Em conversas com muitos espíritas não raro se diz: todos devemos trabalhar por nós mesmos, pela melhoria de nós mesmos, pelo nosso progresso e reparação de nossos passados, por que se a humanidade se melhorar o mundo melhora. 

Essa visão de ajuste da pessoa é típica do pensamento sociológico positivista do Séc. XIX, em que se via na melhoria do indivíduo um caminho para a mudança das estruturas.
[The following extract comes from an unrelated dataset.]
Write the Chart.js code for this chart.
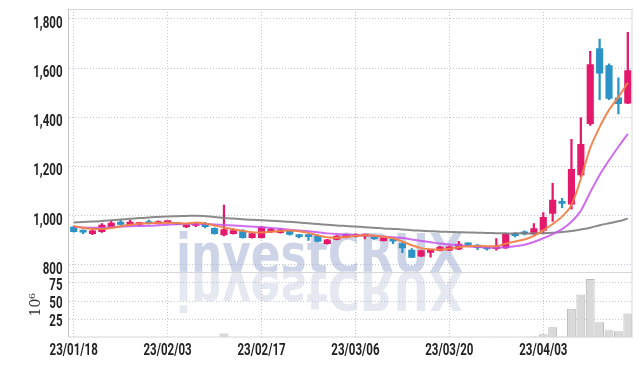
<!DOCTYPE html>
<html><head><meta charset="utf-8">
<script src="https://cdn.jsdelivr.net/npm/chart.js@4.4.1/dist/chart.umd.min.js"></script>
<style>html,body{margin:0;padding:0;background:#fff}#wrap{width:642px;height:366px;position:relative}</style>
</head><body><div id="wrap"><canvas id="c" width="642" height="366"></canvas></div>
<script>
const dates = ['23/01/18','23/01/19','23/01/20','23/01/25','23/01/26','23/01/27','23/01/30','23/01/31',
'23/02/01','23/02/02','23/02/03','23/02/06','23/02/07','23/02/08','23/02/09','23/02/10','23/02/13','23/02/14','23/02/15','23/02/16','23/02/17','23/02/20','23/02/21','23/02/22','23/02/23','23/02/24','23/02/27','23/02/28',
'23/03/02','23/03/03','23/03/06','23/03/07','23/03/08','23/03/09','23/03/10','23/03/13','23/03/14','23/03/15','23/03/16','23/03/17','23/03/20','23/03/21','23/03/22','23/03/23','23/03/24','23/03/27','23/03/28','23/03/29','23/03/30','23/03/31',
'23/04/03','23/04/04','23/04/05','23/04/06','23/04/07','23/04/10','23/04/11','23/04/12','23/04/13','23/04/14'];

const openP  = [954,938,927,935,955,974,962,964,973,968,972,970,954,960,968,949,922,927,938,911,911,934,931,936,921,921,917,886,903,912,916,917,914,898,898,887,860,835,851,859,860,864,888,880,872,866,869,926,934,926,940,1009,1055,1047,1166,1374,1679,1610,1479,1457];
const closeP = [935,933,938,962,970,964,974,969,968,976,974,965,962,968,955,927,943,939,911,927,954,945,942,924,915,915,895,902,917,922,924,920,906,910,896,869,830,858,856,872,873,884,881,870,865,874,926,919,926,947,993,1063,1050,1188,1290,1614,1579,1477,1455,1590];
const highP  = [957,941,941,968,978,982,981,973,982,979,976,972,965,972,973,951,1043,947,943,929,956,948,946,938,923,923,919,904,919,925,927,925,917,912,905,891,866,860,860,875,876,896,890,882,874,907,928,930,938,968,1013,1131,1070,1310,1398,1668,1718,1617,1560,1745];
const lowP   = [933,927,923,932,951,962,960,960,966,966,969,963,951,955,950,925,918,925,908,909,909,931,929,921,910,899,893,884,901,910,914,905,903,896,886,850,829,833,831,857,858,862,878,862,860,860,867,914,922,924,930,977,1032,1026,1158,1367,1471,1471,1414,1455];

const ma5  = [958,950,946,946,950,957,963,967,969,970,971,970,968,972,968,960,952,945,938,933,932,935,938,940,937,930,920,912,910,913,918,920,918,914,908,895,880,868,863,862,866,872,876,877,876,876,886,895,903,918,940,966,996,1043,1150,1275,1360,1430,1482,1540];
const ma20 = [955,952,951,951,953,955,957,958,959,961,963,965,966,967,966,964,962,960,958,956,953,950,947,943,940,937,933,928,925,923,921,920,918,915,912,909,903,897,892,887,883,880,876,873,871,870,872,876,882,893,908,925,945,975,1020,1095,1165,1225,1280,1333];
const ma60 = [972,974,976,978,981,984,987,990,993,995,997,998,999,1000,998,995,991,988,985,983,981,979,977,975,972,969,966,963,960,958,956,953,951,948,946,944,941,939,937,935,934,933,932,931,930,929,928,928,928,928,929,931,934,938,944,951,961,969,977,988];

const volume = [0,0,0,0,0,0,0,0,0,0,0,0,0,0,0,0,5.5,0,0,0,0,0,0,0,0,0,0,0,0,0,0,0,0,0,0,0,0,0,0,0,0,0,0,0,0,1,1,0,0,1.4,4.5,14,1.4,39.5,59,80.5,21,10,8.6,33];

const priceTicks = [800,1000,1200,1400,1600,1800];
const volumeTicks = [25,50,75];

const UP = '#e5196b', DOWN = '#2b93c6';
const candleColors = openP.map((o,i)=> closeP[i] >= o ? UP : DOWN);
const gridColor = 'rgba(170,176,205,0.75)';
const LABEL_FONT = 'bold 16px Roboto, "DejaVu Sans", sans-serif';
const LABEL_SX = 0.72;

const noPad = (s)=>{ s.paddingTop = 0; s.paddingBottom = 0; s.paddingLeft = 0; s.paddingRight = 0; };

function drawLabel(ctx, text, x, y, align){
  ctx.save();
  ctx.translate(x, y);
  ctx.scale(LABEL_SX, 1);
  ctx.textAlign = align;
  ctx.textBaseline = 'alphabetic';
  ctx.fillText(text, 0, 0);
  ctx.restore();
}

const watermark = {
  id:'watermark',
  beforeDraw(chart){
    const ctx = chart.ctx;
    ctx.save();
    ctx.font = 'bold 54px "DejaVu Sans"';
    const text = 'investCRUX';
    const w = ctx.measureText(text).width;
    const sx = 287 / w;
    ctx.translate(176, 272);
    ctx.scale(sx, 1);
    ctx.textBaseline = 'alphabetic';
    ctx.fillStyle = 'rgb(206,212,231)';
    ctx.fillText(text, 0, 0);
    ctx.scale(1, -1);
    ctx.fillStyle = 'rgb(229,232,241)';
    ctx.fillText(text, 0, 0);
    ctx.restore();
  }
};

const frame = {
  id:'frame',
  afterDatasetsDraw(chart){
    const {ctx, chartArea:a} = chart;
    const sep = chart.scales.y.bottom;
    ctx.save();
    ctx.lineWidth = 1;
    ctx.strokeStyle = '#d6d6d6';
    ctx.beginPath();
    ctx.moveTo(a.left, a.top+0.5); ctx.lineTo(a.right, a.top+0.5);
    ctx.moveTo(a.right-0.5, a.top); ctx.lineTo(a.right-0.5, a.bottom);
    ctx.moveTo(a.left, a.bottom-0.5); ctx.lineTo(a.right, a.bottom-0.5);
    ctx.moveTo(a.left, Math.round(sep)+0.5); ctx.lineTo(a.right, Math.round(sep)+0.5);
    ctx.stroke();
    ctx.strokeStyle = '#c4c4c4';
    ctx.beginPath();
    ctx.moveTo(a.left-0.5, a.top); ctx.lineTo(a.left-0.5, a.bottom);
    ctx.stroke();
    ctx.restore();
  }
};

const axisLabels = {
  id:'axisLabels',
  afterDraw(chart){
    const {ctx, scales} = chart;
    ctx.save();
    ctx.font = LABEL_FONT;
    ctx.fillStyle = '#222';
    priceTicks.forEach(v => drawLabel(ctx, v.toLocaleString('en-US'), 62.5, Math.round(scales.y.getPixelForValue(v)) + 8.5, 'right'));
    volumeTicks.forEach(v => drawLabel(ctx, String(v), 62.5, Math.round(scales.yv.getPixelForValue(v)) + 7, 'right'));
    dates.forEach((d,i) => { if (i % 10 === 0) drawLabel(ctx, d, scales.x.getPixelForValue(i), 354.5, 'center'); });
    ctx.restore();
  }
};

new Chart(document.getElementById('c'), {
  type:'bar',
  data:{
    labels: dates,
    datasets:[
      {type:'line', label:'MA5', data:ma5, yAxisID:'y', borderColor:'rgba(239,130,72,0.95)', borderWidth:2, pointRadius:0, tension:0.3, order:0},
      {type:'line', label:'MA20', data:ma20, yAxisID:'y', borderColor:'rgba(198,82,236,0.85)', borderWidth:2, pointRadius:0, tension:0.3, order:0},
      {type:'line', label:'MA60', data:ma60, yAxisID:'y', borderColor:'rgba(125,125,125,0.9)', borderWidth:2, pointRadius:0, tension:0.3, order:0},
      {type:'bar', label:'body', data:openP.map((o,i)=>[o, closeP[i]]), yAxisID:'y', backgroundColor:candleColors, barThickness:6.5, grouped:false, minBarLength:2, order:1},
      {type:'bar', label:'wick', data:lowP.map((l,i)=>[l, highP[i]]), yAxisID:'y', backgroundColor:candleColors, barThickness:1.6, grouped:false, order:2},
      {type:'bar', label:'volume', data:volume, yAxisID:'yv', backgroundColor:'#d9d9d9', borderColor:'#b9b9b9', borderWidth:1, barPercentage:1, categoryPercentage:0.94, grouped:false, order:3}
    ]
  },
  options:{
    responsive:false, animation:false,
    layout:{padding:{top:9, right:9.5, left:0, bottom:0}},
    plugins:{legend:{display:false}, tooltip:{enabled:false}},
    scales:{
      x:{
        offset:true,
        grid:{offset:false, drawTicks:false, color:(c)=> (c.index % 10 === 0) ? gridColor : 'rgba(0,0,0,0)'},
        border:{display:false, dash:[1,2]},
        afterFit:(s)=>{ s.height = 28.5; noPad(s); },
        ticks:{display:false, autoSkip:false}
      },
      y:{
        position:'left', stack:'p', stackWeight:263, weight:1,
        min:771, max:1840,
        afterBuildTicks:(s)=>{ s.ticks = priceTicks.map(v=>({value:v})); },
        afterFit:(s)=>{ s.width = 69; noPad(s); },
        grid:{drawTicks:false, color:gridColor},
        border:{display:false, dash:[1,2]},
        ticks:{display:false, autoSkip:false}
      },
      yv:{
        position:'left', stack:'p', stackWeight:65.5, weight:0,
        min:0, max:90,
        afterBuildTicks:(s)=>{ s.ticks = volumeTicks.map(v=>({value:v})); },
        afterFit:(s)=>{ s.width = 69; noPad(s); },
        grid:{drawTicks:false, color:gridColor},
        border:{display:false, dash:[1,2]},
        title:{display:true, text:'10⁶', color:'#333', font:{family:'"DejaVu Serif"', size:14}, padding:{top:28, bottom:0}},
        ticks:{display:false, autoSkip:false}
      }
    }
  },
  plugins:[watermark, frame, axisLabels]
});
</script></body></html>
O pensamento sociológico atualmente afirma que a exclusão de grande contingente populacional do acesso a direitos básicos de cidadania é consequência da forma como as sociedades se organizaram e dos valores que adotaram como dominantes (produção para comércio em larga escala, lucros, competição entre si e individualismo), como modelos a ser reproduzidos. Romper com modelos sociais de organização que não atendem de fato aos coletivos humanos, em toda a sua diversidade, passa pelo despertar de uma consciência prol coletividade e pelo apoio mútuo entre os  diversos grupos. 

Ao colocar reflexões como esta em redes sociais não raro aparece alguém para justificar: "é natural que haja este tipo de postura, no movimento espírita, como em qualquer outro lugar, pois somos todos seres imperfeitos, em busca de se melhorar, crescer, progredir..." sim, somos imperfeitos em estágio para crescimento, mas não se deve esquecer que esta naturalidade precisa ser questionada, tendo em vista que o próprio Evangelho segundo o espiritismo prenuncia a todos a mútua colaboração, através da Lei máxima de Amorosidade para com o outro, o que teria como consequência a promoção das coletividades, a justa distribuição dos recursos NECESSÁRIOS à vida humana e a manutenção da saúde ambiental.